仰向きに寝て両膝を立て、腹筋を緩めて両手の指先で下腹部(そけい部近く)をゆっくり押さえていきます。グッと押すと腰にひびくところがあったら、そこをゆっくり丁寧に息を吐きながら押しこんでいき、息を吸いながら手を離すのを7〜8回繰り返します。
うつ伏せに寝て肘を立て、顔を上げ、上半身を起こして反らせます。30秒〜1分したら元に戻し、それを3〜4回繰り返します。ただし無理はしないようにしましょう。
○脊柱管狭窄症
脊柱管が狭くなり、神経を圧迫して痛みや痺れが出ることで、60歳以上に多く見られます。神経根型、馬尾型、混合型に分けられます。
主に腰椎下部(L5)の圧迫で左右どちらかに出る。お尻、太もも外側、ふくらはぎ外側、足の甲などに出やすい。つまづきやすく、皮膚の感覚もにぶい。長く立っていると辛くなる。
お尻から両脚の広い範囲に出る。痛みより痺れがひどいのが特徴。脚の脱力感や知覚もにぶくなる。灼熱感、ジリジリは感覚異常から出る。
尻から脚全体の痺れ感に加え、痛みも伴う。歩行が困難になったり、排尿、排便障害が出るようになったら病院で診てもらいましょう。
【症状】
- 長く歩けない、少し前かがみで休むとまた歩ける(間欠跛行)
- 前屈すると楽になり、後ろに反ると辛い
- 立っているだけでも辛くなる
- 自転車や手押し車は大丈夫
- 上を向いて寝ていても辛くなる
- 足の裏にも痺れが出る
改善の一番良い方法は、ひざ抱えです。横向きか上向きに寝て、両膝を両手で抱え込む方法です。
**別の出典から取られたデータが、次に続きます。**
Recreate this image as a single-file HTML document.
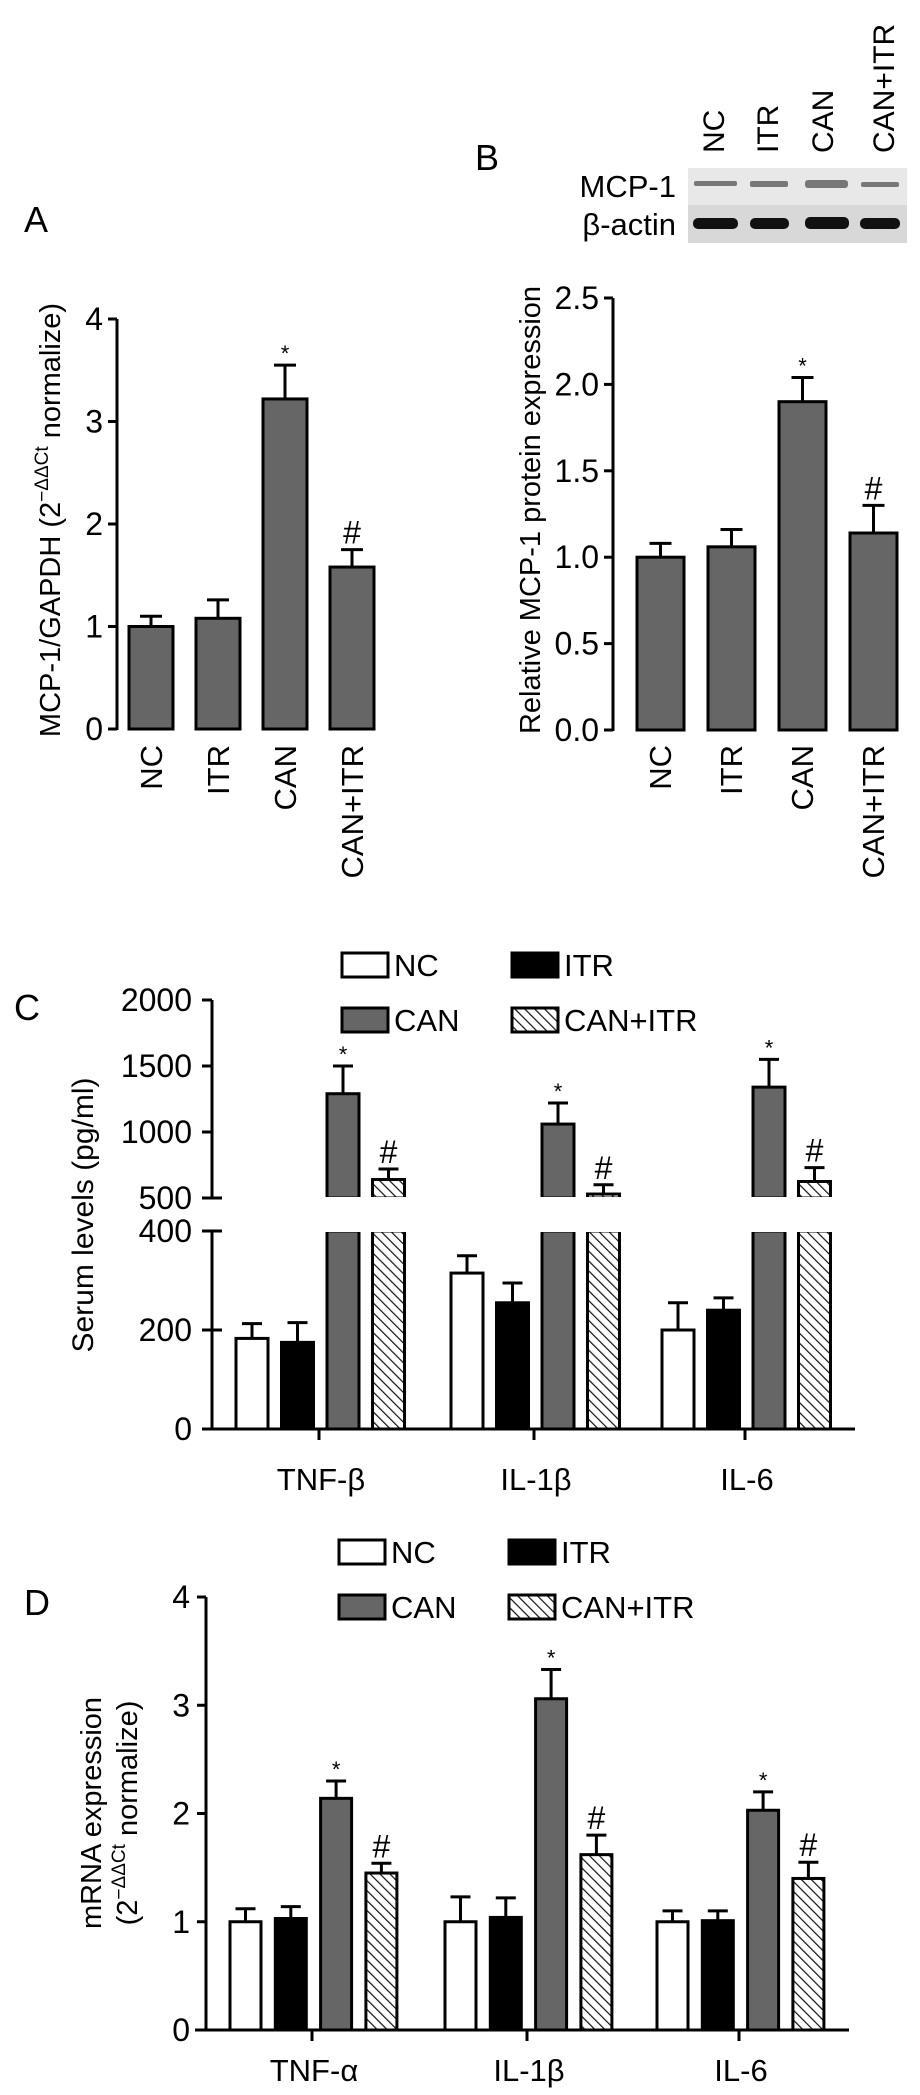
<!DOCTYPE html>
<html><head><meta charset="utf-8"><style>
html,body{margin:0;padding:0;background:#fff;}
svg{display:block;font-family:"Liberation Sans",Arial,sans-serif;}
</style></head><body>
<svg id="fig" width="920" height="2095" viewBox="0 0 920 2095" xmlns="http://www.w3.org/2000/svg">
<defs>
<pattern id="hatch" patternUnits="userSpaceOnUse" width="7" height="7" patternTransform="rotate(-45)">
<rect width="7" height="7" fill="#fff"/><line x1="0" y1="0" x2="0" y2="7" stroke="#111" stroke-width="2.4"/>
</pattern>
<linearGradient id="blotbg" x1="0" y1="0" x2="0" y2="1"><stop offset="0" stop-color="#e6e6e6"/><stop offset="1" stop-color="#dcdcdc"/></linearGradient>
</defs>
<!-- panel letters -->
<text x="24" y="232" font-size="36">A</text>
<text x="475" y="170" font-size="36">B</text>
<text x="14" y="1020" font-size="36">C</text>
<text x="24" y="1615" font-size="36">D</text>
<!-- blot -->
<g>
<rect x="688" y="168" width="219" height="37" fill="#e8e8e8"/>
<rect x="688" y="205" width="219" height="38" fill="#d8d8d8"/>
<text x="676" y="197" font-size="31" text-anchor="end">MCP-1</text>
<text x="676" y="235" font-size="31" text-anchor="end">β-actin</text>
<g fill="#777"><rect x="694" y="181" width="43" height="5" rx="2"/><rect x="750" y="181" width="38" height="6" rx="2"/><rect x="805" y="180" width="43" height="8" rx="3"/><rect x="861" y="182" width="38" height="5" rx="2"/></g>
<g fill="#111"><rect x="693" y="218" width="45" height="11" rx="5"/><rect x="750" y="218" width="39" height="11" rx="5"/><rect x="805" y="217" width="44" height="12" rx="5"/><rect x="860" y="218" width="40" height="11" rx="5"/></g>
<text transform="translate(724,153) rotate(-90)" font-size="30">NC</text>
<text transform="translate(778,153) rotate(-90)" font-size="30">ITR</text>
<text transform="translate(833,153) rotate(-90)" font-size="30">CAN</text>
<text transform="translate(894,153) rotate(-90)" font-size="30">CAN+ITR</text>
</g>
<!-- y titles -->
<text transform="translate(60,520) rotate(-90)" font-size="29" text-anchor="middle">MCP-1/GAPDH (2<tspan font-size="19" dy="-12">−ΔΔCt</tspan><tspan dy="12"> normalize)</tspan></text>
<text transform="translate(540,510) rotate(-90)" font-size="29" text-anchor="middle">Relative MCP-1 protein expression</text>
<text transform="translate(93,1215) rotate(-90)" font-size="30" text-anchor="middle">Serum levels (pg/ml)</text>
<text transform="translate(101,1813) rotate(-90)" font-size="29" text-anchor="middle">mRNA expression</text>
<text transform="translate(137,1813) rotate(-90)" font-size="29" text-anchor="middle">(2<tspan font-size="19" dy="-12">−ΔΔCt</tspan><tspan dy="12"> normalize)</tspan></text>
<g id="plots"></g>
</svg>
<script>
// Panel A
const aCats = ["NC","ITR","CAN","CAN+ITR"];
const aVals = [1.0, 1.08, 3.22, 1.58];
const aErr = [1.1, 1.26, 3.55, 1.75];
const aMarks = ["", "", "*", "#"];
const aTicks = [0,1,2,3,4];
// Panel B
const bCats = ["NC","ITR","CAN","CAN+ITR"];
const bVals = [1.0, 1.06, 1.9, 1.14];
const bErr = [1.08, 1.16, 2.04, 1.30];
const bMarks = ["", "", "*", "#"];
const bTicks = ["0.0","0.5","1.0","1.5","2.0","2.5"];
// Panel C
const cGroups = ["TNF-β","IL-1β","IL-6"];
const cSeries = ["NC","ITR","CAN","CAN+ITR"];
const cNC = [183, 315, 200];
const cITR = [175, 255, 240];
const cCAN = [1290, 1060, 1340];
const cCANITR = [640, 530, 625];
const cErrNC = [213, 350, 255];
const cErrITR = [215, 295, 265];
const cErrCAN = [1500, 1220, 1550];
const cErrCANITR = [720, 600, 730];
const cTicksLow = [0, 200, 400];
const cTicksHigh = [500, 1000, 1500, 2000];
// Panel D
const dGroups = ["TNF-α","IL-1β","IL-6"];
const dNC = [1.0, 1.0, 1.0];
const dITR = [1.03, 1.04, 1.01];
const dCAN = [2.14, 3.06, 2.03];
const dCANITR = [1.45, 1.62, 1.4];
const dErrNC = [1.12, 1.23, 1.1];
const dErrITR = [1.14, 1.22, 1.1];
const dErrCAN = [2.3, 3.33, 2.2];
const dErrCANITR = [1.54, 1.8, 1.55];
const dTicks = [0,1,2,3,4];

const NS="http://www.w3.org/2000/svg";
const root=document.getElementById('plots');
function mk(tag,attrs,parent){const e=document.createElementNS(NS,tag);for(const k in attrs)e.setAttribute(k,attrs[k]);(parent||root).appendChild(e);return e;}
function txt(x,y,s,size,anchor,parent){const t=mk('text',{x:x,y:y,'font-size':size,'text-anchor':anchor||'start'},parent);t.textContent=s;return t;}
const fills=["#fff","#000","#666","url(#hatch)"];

function errBar(g,cx,yTop,yErr,cap){
  const l=mk('line',{x1:cx,x2:cx,y1:yTop,y2:yErr,stroke:'#000','stroke-width':3},g);
  
  
  mk('line',{x1:cx-cap/2,x2:cx+cap/2,y1:yErr,y2:yErr,stroke:'#000','stroke-width':3},g);
}
function mark(g,cx,y,m){
  if(!m)return;
  if(m==="*")txt(cx,y-4,"*",22,'middle',g);
  else txt(cx,y-6,"#",32,'middle',g);
}

// Simple panels A & B
function simplePanel(name,cats,vals,errs,marks,ticks,ax,y0,yTop,vmax,bar0,pitch,bw,labelX){
  const g=mk('g',{});
  
  
  const y=v=>y0-(v/vmax)*(y0-yTop);
  mk('line',{x1:ax,x2:ax,y1:y0+1,y2:yTop,stroke:'#000','stroke-width':3},g);
  ticks.forEach(t=>{const v=parseFloat(t);mk('line',{x1:ax-9,x2:ax,y1:y(v),y2:y(v),stroke:'#000','stroke-width':3},g);
    const tl=txt(ax-14,y(v)+11,String(t),32,'end',g);
    
    });
  cats.forEach((c,i)=>{
    const x=bar0+i*pitch;
    const r=mk('rect',{x:x,y:y(vals[i]),width:bw,height:y0-y(vals[i]),fill:'#666',stroke:'#000','stroke-width':3},g);
    
    
    errBar(g,x+bw/2,y(vals[i]),y(errs[i]),22);
    mark(g,x+bw/2,y(errs[i]),marks[i]);
    const l=mk('text',{transform:`translate(${labelX[i]},745) rotate(-90)`,'font-size':31,'text-anchor':'end'},g);
    l.textContent=c;
    
    
  });
}
simplePanel('panel-a-chart',aCats,aVals,aErr,aMarks,aTicks,117,729,319,4,129,67,44,[162,229,296,363]);
simplePanel('panel-b-chart',bCats,bVals,bErr,bMarks,bTicks,613,730,298,2.5,637,71,47,[671,742,813,884]);

function legend(name,x0,y1,y2){
  const g=mk('g',{});
  
  
  const pos=[[x0,y1],[x0+170,y1],[x0,y2],[x0+170,y2]];
  cSeries.forEach((s,i)=>{
    const e=mk('g',{},g);
    
    
    mk('rect',{x:pos[i][0],y:pos[i][1]-12,width:46,height:24,fill:fills[i],stroke:'#000','stroke-width':3},e);
    txt(pos[i][0]+52,pos[i][1]+11,s,31,'start',e);
  });
}

// Panel C (broken axis)
(function(){
  const g=mk('g',{});
  
  
  const ax=212, y0=1429, yLowTop=1231, yHighBot=1198, yHighTop=1000;
  const yL=v=>y0-(v/400)*(y0-yLowTop);
  const yH=v=>yHighBot-((v-500)/1500)*(yHighBot-yHighTop);
  const yv=v=>v<=400?yL(v):yH(v);
  mk('line',{x1:ax,x2:ax,y1:y0,y2:yLowTop,stroke:'#000','stroke-width':3},g);
  mk('line',{x1:ax,x2:ax,y1:yHighBot,y2:yHighTop,stroke:'#000','stroke-width':3},g);
  mk('line',{x1:202,x2:855,y1:y0,y2:y0,stroke:'#000','stroke-width':3},g);
  cTicksLow.forEach(t=>{mk('line',{x1:ax-10,x2:ax+10,y1:yL(t),y2:yL(t),stroke:'#000','stroke-width':3},g);txt(ax-20,yL(t)+11,String(t),32,'end',g);});
  cTicksHigh.forEach(t=>{mk('line',{x1:ax-10,x2:ax+(t===500?10:0),y1:yH(t),y2:yH(t),stroke:'#000','stroke-width':3},g);txt(ax-20,yH(t)+11,String(t),32,'end',g);});
  const vals=[cNC,cITR,cCAN,cCANITR], errs=[cErrNC,cErrITR,cErrCAN,cErrCANITR];
  const marks=["","","*","#"];
  const centers=[319,534,745];
  cGroups.forEach((grp,gi)=>{
    mk('line',{x1:centers[gi],x2:centers[gi],y1:y0,y2:y0+11,stroke:'#000','stroke-width':3},g);
    const tl=txt(centers[gi]+2,1490,grp,31,'middle',g);
    
    
    vals.forEach((arr,si)=>{
      const x=centers[gi]-83+si*45.5, w=32, v=arr[gi];
      if(v<=400){
        const r=mk('rect',{x:x,y:yL(v),width:w,height:y0-yL(v),fill:fills[si],stroke:'#000','stroke-width':3},g);
        
        
        errBar(g,x+w/2,yL(v),yL(errs[si][gi]),20);
      } else {
        const r=mk('rect',{x:x,y:yLowTop,width:w,height:y0-yLowTop,fill:fills[si],stroke:'#000','stroke-width':3},g);
        
        
        mk('rect',{x:x-1.5,y:yLowTop-3,width:w+3,height:4,fill:'#fff'},g);
        const r2=mk('rect',{x:x,y:yH(v),width:w,height:yHighBot-yH(v),fill:fills[si],stroke:'#000','stroke-width':3},g);
        
        
        mk('rect',{x:x-1.5,y:yHighBot-1,width:w+3,height:4,fill:'#fff'},g);
        errBar(g,x+w/2,yH(v),yH(errs[si][gi]),20);
      }
      mark(g,x+w/2,yv(errs[si][gi]),marks[si]);
    });
  });
  legend('panel-c-legend',342,965,1020);
})();

// Panel D
(function(){
  const g=mk('g',{});
  
  
  const ax=206,y0=2030,yTop=1597;
  const y=v=>y0-(v/4)*(y0-yTop);
  mk('line',{x1:ax,x2:ax,y1:y0,y2:yTop,stroke:'#000','stroke-width':3},g);
  mk('line',{x1:195,x2:849,y1:y0,y2:y0,stroke:'#000','stroke-width':3},g);
  dTicks.forEach(t=>{mk('line',{x1:ax-9,x2:ax,y1:y(t),y2:y(t),stroke:'#000','stroke-width':3},g);txt(ax-16,y(t)+11,String(t),32,'end',g);});
  const vals=[dNC,dITR,dCAN,dCANITR], errs=[dErrNC,dErrITR,dErrCAN,dErrCANITR];
  const marks=["","","*","#"];
  const centers=[312,527,739];
  dGroups.forEach((grp,gi)=>{
    mk('line',{x1:centers[gi],x2:centers[gi],y1:y0,y2:y0+11,stroke:'#000','stroke-width':3},g);
    const tl=txt(centers[gi]+2,2081,grp,31,'middle',g);
    
    
    vals.forEach((arr,si)=>{
      const x=centers[gi]-82+si*45.3, w=31, v=arr[gi];
      const r=mk('rect',{x:x,y:y(v),width:w,height:y0-y(v),fill:fills[si],stroke:'#000','stroke-width':3},g);
      
      
      errBar(g,x+w/2,y(v),y(errs[si][gi]),20);
      mark(g,x+w/2,y(errs[si][gi]),marks[si]);
    });
  });
  legend('panel-d-legend',339,1552,1607);
})();
</script>
</body></html>
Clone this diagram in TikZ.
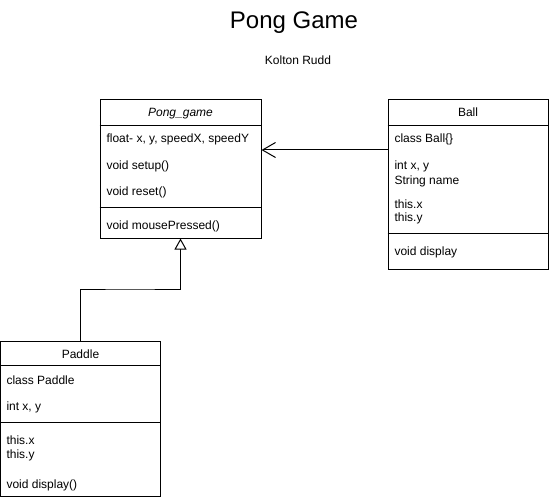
\documentclass[tikz,border=0pt]{standalone}
\usepackage{fontspec}
\setmainfont{Liberation Sans}
\usetikzlibrary{arrows.meta,positioning}

\begin{document}
\begin{tikzpicture}[x=1pt,y=-1pt,line width=1pt,
        every node/.style={font=\fontsize{12}{14}\selectfont,inner sep=0pt},
        classbox/.style={draw,rectangle,minimum width=#1},
        member/.style={anchor=base west},
        header/.style={anchor=base}]
        \useasboundingbox (0,0) rectangle (549,500);

        % titles
        \node[header,font=\fontsize{24}{28}\selectfont] (title) at (294,29) {Pong Game};
        \node[header] (author) at (298,65) {Kolton Rudd};

        % class boxes
        \node[classbox=161pt,minimum height=138pt] (pong) at (180.5,169) {};
        \node[classbox=160pt,minimum height=169pt] (ball) at (468,184.5) {};
        \node[classbox=160pt,minimum height=155pt] (paddle) at (80.5,418.5) {};

        % Pong_game
        \node[header,font=\fontsize{12}{14}\selectfont\itshape] (pongname) at (180.5,117) {Pong\_game};
        \draw (pong.north west) ++(0,26) -- ++(161,0);
        \node[member] (pongvars) at (106,143) {float- x, y, speedX, speedY};
        \node[member] (pongsetup) at (106,169) {void setup()};
        \node[member] (pongreset) at (106,195) {void reset()};
        \draw (pong.north west) ++(0,108) -- ++(161,0);
        \node[member] (pongmouse) at (106,229) {void mousePressed()};

        % Ball
        \node[header] (ballname) at (468,117) {Ball};
        \draw (ball.north west) ++(0,26) -- ++(160,0);
        \node[member] (ballclass) at (394,143) {class Ball\{\}};
        \node[member] (ballint) at (394,170) {int x, y};
        \node[member] (ballstring) at (394,184) {String name};
        \node[member] (ballthisx) at (394,208) {this.x};
        \node[member] (ballthisy) at (394,222) {this.y};
        \draw (ball.north west) ++(0,134) -- ++(160,0);
        \node[member] (balldisplay) at (394,255) {void display};

        % Paddle
        \node[header] (paddlename) at (80.5,358) {Paddle};
        \draw (paddle.north west) ++(0,25) -- ++(160,0);
        \node[member] (paddleclass) at (6,384) {class Paddle};
        \node[member] (paddleint) at (6,410) {int x, y};
        \draw (paddle.north west) ++(0,82) -- ++(160,0);
        \node[member] (paddlethisx) at (6,444) {this.x};
        \node[member] (paddlethisy) at (6,458) {this.y};
        \node[member] (paddledisplay) at (6,488) {void display()};

        % connectors
        \draw[-{Straight Barb[length=13pt,width=15pt]}] (ball.west |- 0,150) -- (pong.east |- 0,150);
        \coordinate (bend) at (130,289);
        \draw[-{Triangle[open,length=11pt,width=12pt]}] (paddle.north) |- (bend) -| (pong.south);
\end{tikzpicture}
\end{document}
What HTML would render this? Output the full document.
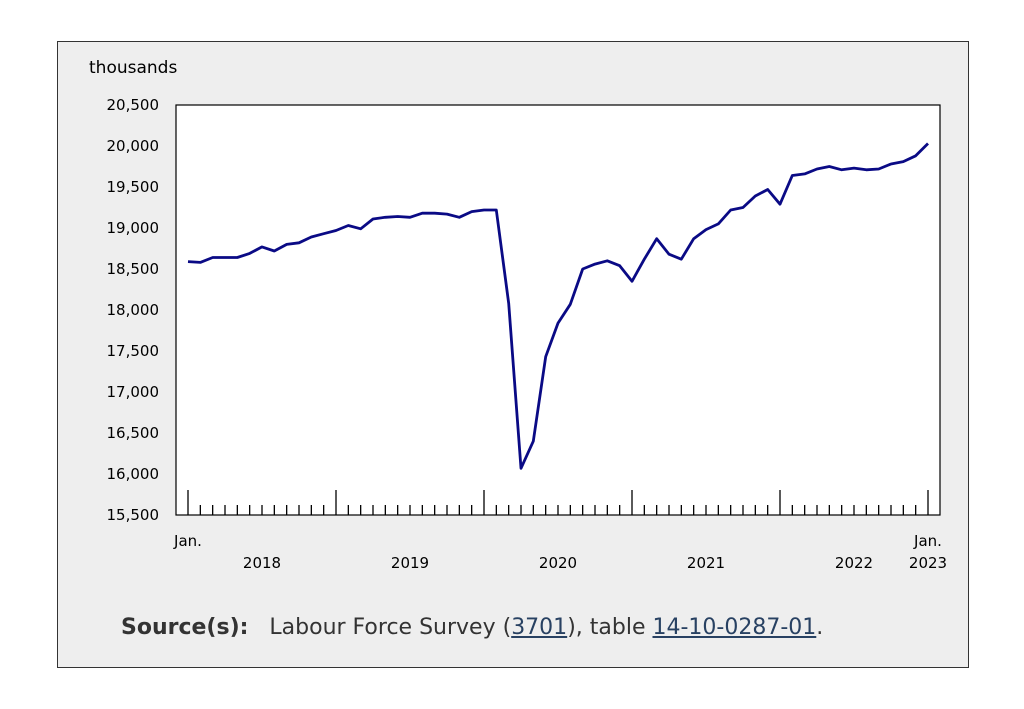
<!DOCTYPE html>
<html><head><meta charset="utf-8"><style>
body{margin:0;background:#fff;width:1024px;height:709px;overflow:hidden;font-family:"DejaVu Sans","Liberation Sans",sans-serif;}
.box{position:absolute;left:57px;top:41px;width:910px;height:625px;background:#eeeeee;border:1px solid #333;}
svg{position:absolute;left:0;top:0}
.src{position:absolute;left:121px;top:615px;font-size:22px;color:#333;}
.src a{color:#284162;text-decoration:underline}
</style></head><body>
<div class="box"></div>
<svg width="1024" height="709" font-family="DejaVu Sans, Liberation Sans, sans-serif" font-size="15" fill="#000">
<rect x="176" y="105" width="764" height="410" fill="#fff" stroke="#000" stroke-width="1.2"/>
<text x="89" y="73" font-size="17">thousands</text>
<g text-anchor="end" font-size="15" id="yl"></g>
<g id="ticks" stroke="#000" stroke-width="1.3"></g>
<g font-size="15" text-anchor="middle">
<text x="188" y="546">Jan.</text>
<text x="928" y="546">Jan.</text>
<text x="262" y="568">2018</text>
<text x="410" y="568">2019</text>
<text x="558" y="568">2020</text>
<text x="706" y="568">2021</text>
<text x="854" y="568">2022</text>
<text x="928" y="568">2023</text>
</g>
<polyline id="ln" fill="none" stroke="#0a0a85" stroke-width="2.8" stroke-linejoin="round"/>
</svg>
<div class="src"><b>Source(s):</b>&nbsp;&nbsp; Labour Force Survey (<a>3701</a>), table <a>14-10-0287-01</a>.</div>
<script>
var d=[18590,18580,18640,18640,18640,18690,18770,18720,18800,18820,18890,18930,18970,19030,18990,19110,19130,19140,19130,19180,19180,19170,19130,19200,19220,19220,18080,16070,16400,17430,17840,18070,18500,18560,18600,18540,18350,18620,18870,18680,18620,18870,18980,19050,19220,19250,19390,19470,19290,19640,19660,19720,19750,19710,19730,19710,19720,19780,19810,19880,20030];
function Y(v){return 515-(v-15500)*410/5000;}
function X(i){return 188+i*740/60;}
document.getElementById('ln').setAttribute('points',d.map(function(v,i){return X(i).toFixed(1)+','+Y(v).toFixed(1)}).join(' '));
var yl='';for(var v=15500;v<=20500;v+=500){yl+='<text x="159" y="'+(Y(v)+5)+'">'+v.toLocaleString('en-US')+'</text>';}
document.getElementById('yl').innerHTML=yl;
var t='';for(var i=0;i<=60;i++){var x=X(i);var big=i%12==0;t+='<line x1="'+x+'" x2="'+x+'" y1="'+(big?490:505)+'" y2="515"/>';}
document.getElementById('ticks').innerHTML=t;
</script>
</body></html>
(片脚ずつでも良いです)腰を丸くすることで脊柱管が広がり、楽になります。抱え込んだら30秒〜1分そのままにして戻して、一呼吸おいてまた始めます。3〜4回は行ってください。上向きに寝る時は、膝下に枕やタオルを丸めたものを敷き、膝を立てると腰は楽になります。
体が硬い人は、腰痛になりやすい?!
どの病名の腰痛であれ、腰を悪くする人はまず体が硬いのが特徴です。筋肉に弾力性が無くなり、神経や血管を圧迫しているのです。(年をとった人は筋肉に力がなくなり、骨に負担がかかって悪くなります。)まずは筋肉を柔軟にすることが一番大切です。
太ももの後ろ側、ふくらはぎ、アキレス腱を伸ばしたり、足首をやわらかくしたり、足の指運動等をしましょう。
腰をやわらかくするには、上向きに寝て両膝を立て、立てた膝を左右にゆっくり倒すのを10回くらい繰り返すのが良いです。肩甲骨も腰に関係してきますので、腕や肩を大きく回すなどして、肩甲骨をゆるめることも大事です。顎関節も腰に影響します。割り箸を横にして奥歯でくわえて3〜4分そのままにしておくだけでも顎は少し改善されます。
治療は早ければ早いほど、治りも早くなります。